The government consulting coalition partners about convening APC


The government said on Friday it was consulting coalition partners about convening an all-parties conference (APC) to discuss a recently announced military operation, Azm-e-Istehkam or Resolve for Stability, as former prime minister Imran Khan said his party would participate to find out more about it.
Last month, Pakistan’s top national security body notified its decision to launch the operation amid a spike in militant violence across the country.
Leading opposition factions, including Khan’s Pakistan Tehreek-e-Insaf (PTI) party, objected to the announcement without any debate over the issue in national parliament. They also maintained such an operation would “only lead to further instability in the country.”
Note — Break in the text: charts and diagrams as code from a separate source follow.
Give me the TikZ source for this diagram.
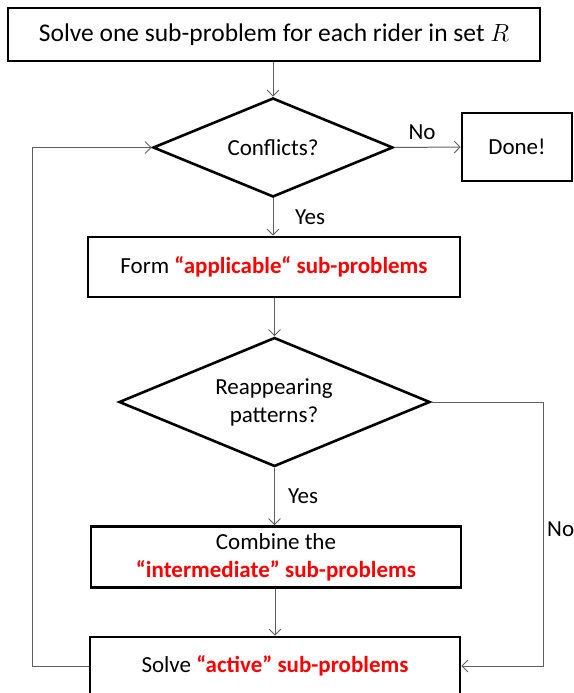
\documentclass[tikz,border=0pt]{standalone}
\usepackage{fontspec}
\setmainfont{Carlito}
\usetikzlibrary{shapes.geometric,arrows.meta}
\definecolor{hlred}{RGB}{255,0,0}
\definecolor{lngray}{RGB}{95,95,95}
\tikzset{
  boxnode/.style={draw=black,line width=2.6pt,rectangle,inner sep=0pt,align=center,font=\fontsize{23}{28}\selectfont},
  decnode/.style={draw=black,line width=2.6pt,diamond,inner sep=0pt},
  conn/.style={draw=lngray,line width=1pt,-{Straight Barb[length=6pt,width=12pt,line width=0.9pt]}},
  lbl/.style={font=\fontsize{23}{28}\selectfont,inner sep=0pt,align=center}
}
\newcommand{\hl}[1]{\textcolor{hlred}{\textbf{#1}}}
\begin{document}
\begin{tikzpicture}[x=1pt,y=-1pt]
\useasboundingbox (0,0) rectangle (573,693);
\clip (0,0) rectangle (573,693);
\node[boxnode,minimum width=532pt,minimum height=53pt,font=\fontsize{25.5}{30}\selectfont] (top) at (274,34.5) {Solve one sub-problem for each rider in set $R$};
\node[decnode,minimum width=240pt,minimum height=99pt] (d1) at (273,147.5) {};
\node[lbl] (d1text) at (273,148) {Conflicts?};
\node[boxnode,minimum width=110pt,minimum height=68pt] (done) at (517,147) {Done!};
\node[boxnode,minimum width=372pt,minimum height=60pt] (form) at (274,267) {Form \hl{“applicable“ sub-problems}};
\node[decnode,minimum width=311pt,minimum height=129pt] (d2) at (274.5,402) {};
\node[lbl] (d2text) at (274,402) {Reappearing\\patterns?};
\node[boxnode,minimum width=370pt,minimum height=61pt] (comb) at (276,557) {Combine the\\\hl{“intermediate” sub-problems}};
\node[boxnode,minimum width=370pt,minimum height=90pt] (act) at (275,682) {};
\node[lbl] (acttext) at (275,666) {Solve \hl{“active” sub-problems}};
\coordinate (rc) at (543,402);
\coordinate (rb) at (543,666);
\coordinate (lb) at (32,666);
\coordinate (lt) at (32,147.5);
\path[conn] (top.south -| d1.north) -- (d1.north);
\path[conn] (d1.east) -- (done.west);
\node[lbl] (no1) at (422,132) {No};
\path[conn] (d1.south) -- (d1.south |- form.north);
\node[lbl] (yes1) at (310,217) {Yes};
\path[conn] (form.south -| d2.north) -- (d2.north);
\path[conn] (d2.south) -- (d2.south |- comb.north);
\node[lbl] (yes2) at (303,496) {Yes};
\path[conn] (comb.south -| act.north) -- (act.north);
\path[conn] (d2.east) -- (rc) -- (rb) -- (act.east |- rb);
\node[lbl,anchor=west] (no2) at (547,529) {No};
\path[conn] (act.west |- lb) -- (lb) -- (lt) -- (d1.west);
\end{tikzpicture}
\end{document}
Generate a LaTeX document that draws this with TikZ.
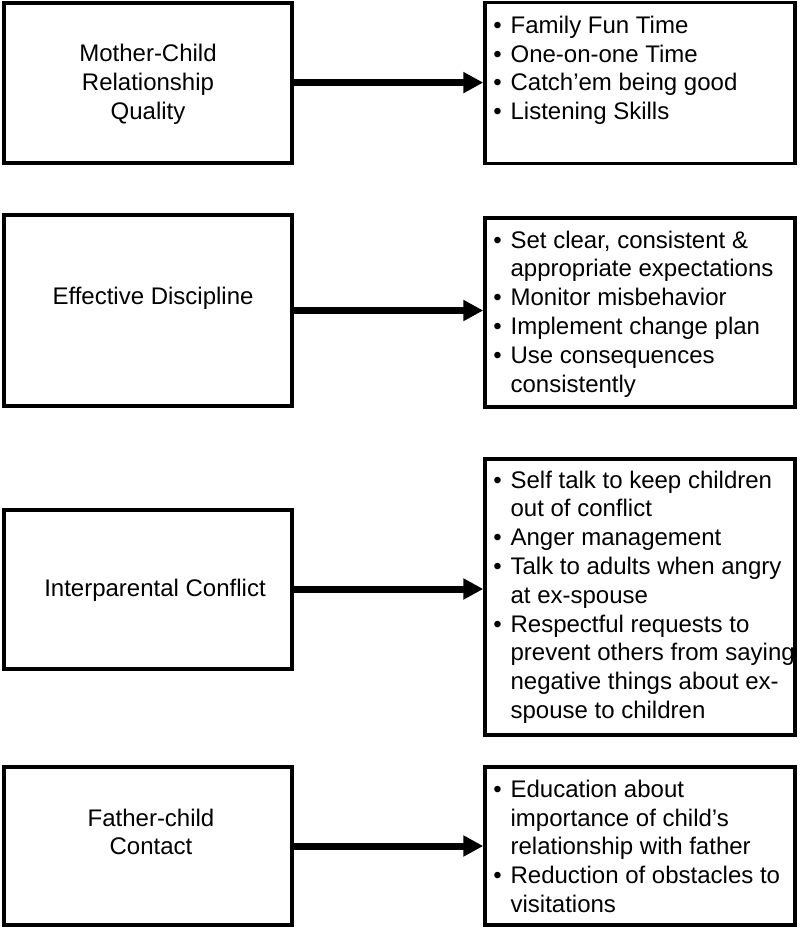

Following the backlash, Prime Minister Shehbaz Sharif’s office issued a statement, clarifying that “no large-scale military operation” would be launched in the country. With few details available in public on the contours of Operation Azm-e-Istehkam, the government has now planned to convene the APC to address the concerns of political stakeholders in the country.
“Our consultation process [on the APC] is ongoing,” Information Minister Attaullah Tarar said in a news conference in the federal capital. “The consultation is going on with regards to Operation Azm-e-Istehkam.”
The minister confirmed the government had completed one round of negotiations with its allies, adding further talks would be held before announcing the meeting’s specific date and agenda.
Earlier today, ex-PM Khan said his party would participate in the APC where the government was planning to take major political parties into confidence over the military operation.
“My party will participate in the all-parties conference and hear what the government has to say,” he told reporters as he appeared to face a case against him at Rawalpindi’s Adiala jail, where he has been incarcerated on multiple charges.
Referring to Khan’s statement, Tarar hoped he would stand his decision.
“Azm-e-Istehkam is a national issue and all political parties should be taken on board,” the minister emphasized while responding to a question if the PTI would be invited to the APC.
Speaking to Arab News, Zaigham Khan, a security analyst, said the government was trying to fix the “communication debacle” which it had made by announcing a full-scale military operation and then issuing a clarification it would not be kinetic.
“The opposition got a leverage point through this debacle and announced a disapproval of the military operation,” he continued, saying that Pakistan was a victim of a proxy war being waged and supported by the Afghan Taliban who were arming and protecting militants associated with a banned network, Tehreek-e-Taliban Pakistan.
“There was no need to rebrand the military operation as the troops are already engaged in eliminating terrorism by carrying out different intelligence-based operations,” he added. “The ongoing military operation against terrorists should have been intensified instead of being rebranded without any prior and effective consultation with all political parties.”
He expressed his doubt about the government’s ability to pacify the opposition parties by addressing their concerns about the operation.
“The political environment is so divisive at the moment that the government may find it hard to get a clear approval for the military operation from all political parties,” he maintained.